### INFORMATION SUPPLIED
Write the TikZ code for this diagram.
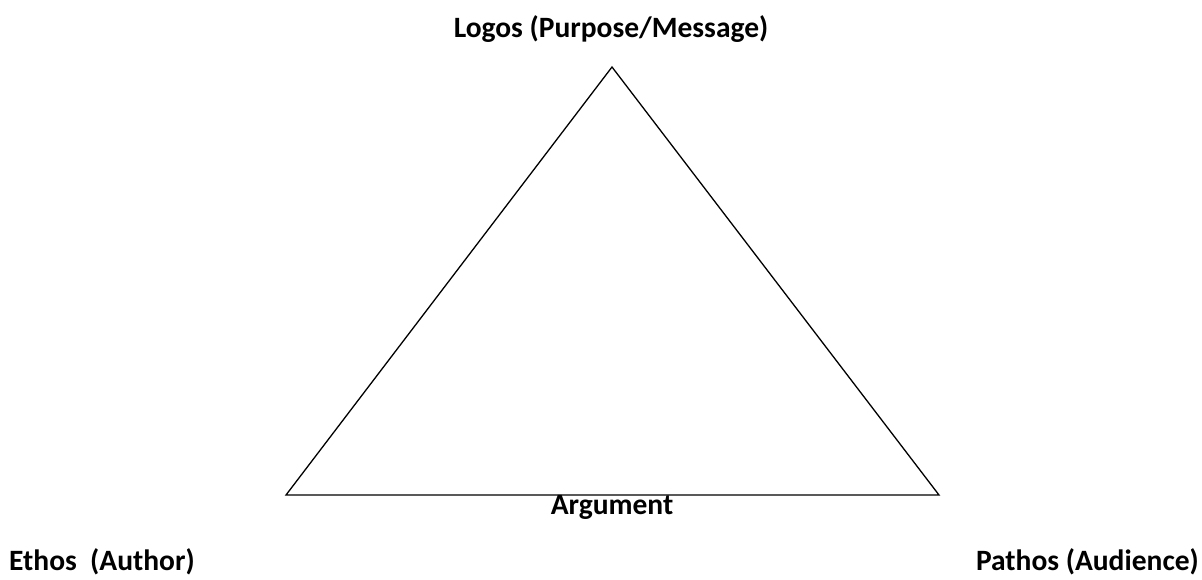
\documentclass[tikz,border=0pt]{standalone}
\usepackage{fontspec}
\setmainfont{Carlito}
\begin{document}
\begin{tikzpicture}[x=1pt,y=-1pt,
  lbl/.style={font=\fontsize{29.5}{34}\selectfont\bfseries, inner sep=0pt},
  tri/.style={draw=black, line width=1.3pt, line join=miter}]
\useasboundingbox[fill=white] (0,0) rectangle (1202,579);
\coordinate (top) at (612,67);
\coordinate (bl) at (286,495);
\coordinate (br) at (939,495);
\draw[tri] (top) -- (bl) -- (br) -- cycle;
\node[lbl, anchor=base] (logos) at (611,37) {Logos (Purpose/Message)};
\node[lbl, anchor=base] (arg) at (612,514) {Argument};
\node[lbl, anchor=base west] (ethos) at (9,570) {Ethos\ \ (Author)};
\node[lbl, anchor=base east] (pathos) at (1199,570) {Pathos (Audience)};
\end{tikzpicture}
\end{document}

### TASK DESCRIPTION
Working from the material above, transcribe it exactly while omitting pictures.

### TASK RESULT
Write the TikZ code for this diagram.
\documentclass[tikz,border=0pt]{standalone}
\usepackage{fontspec}
\setmainfont{Carlito}
\begin{document}
\begin{tikzpicture}[x=1pt,y=-1pt,
  lbl/.style={font=\fontsize{29.5}{34}\selectfont\bfseries, inner sep=0pt},
  tri/.style={draw=black, line width=1.3pt, line join=miter}]
\useasboundingbox[fill=white] (0,0) rectangle (1202,579);
\coordinate (top) at (612,67);
\coordinate (bl) at (286,495);
\coordinate (br) at (939,495);
\draw[tri] (top) -- (bl) -- (br) -- cycle;
\node[lbl, anchor=base] (logos) at (611,37) {Logos (Purpose/Message)};
\node[lbl, anchor=base] (arg) at (612,514) {Argument};
\node[lbl, anchor=base west] (ethos) at (9,570) {Ethos\ \ (Author)};
\node[lbl, anchor=base east] (pathos) at (1199,570) {Pathos (Audience)};
\end{tikzpicture}
\end{document}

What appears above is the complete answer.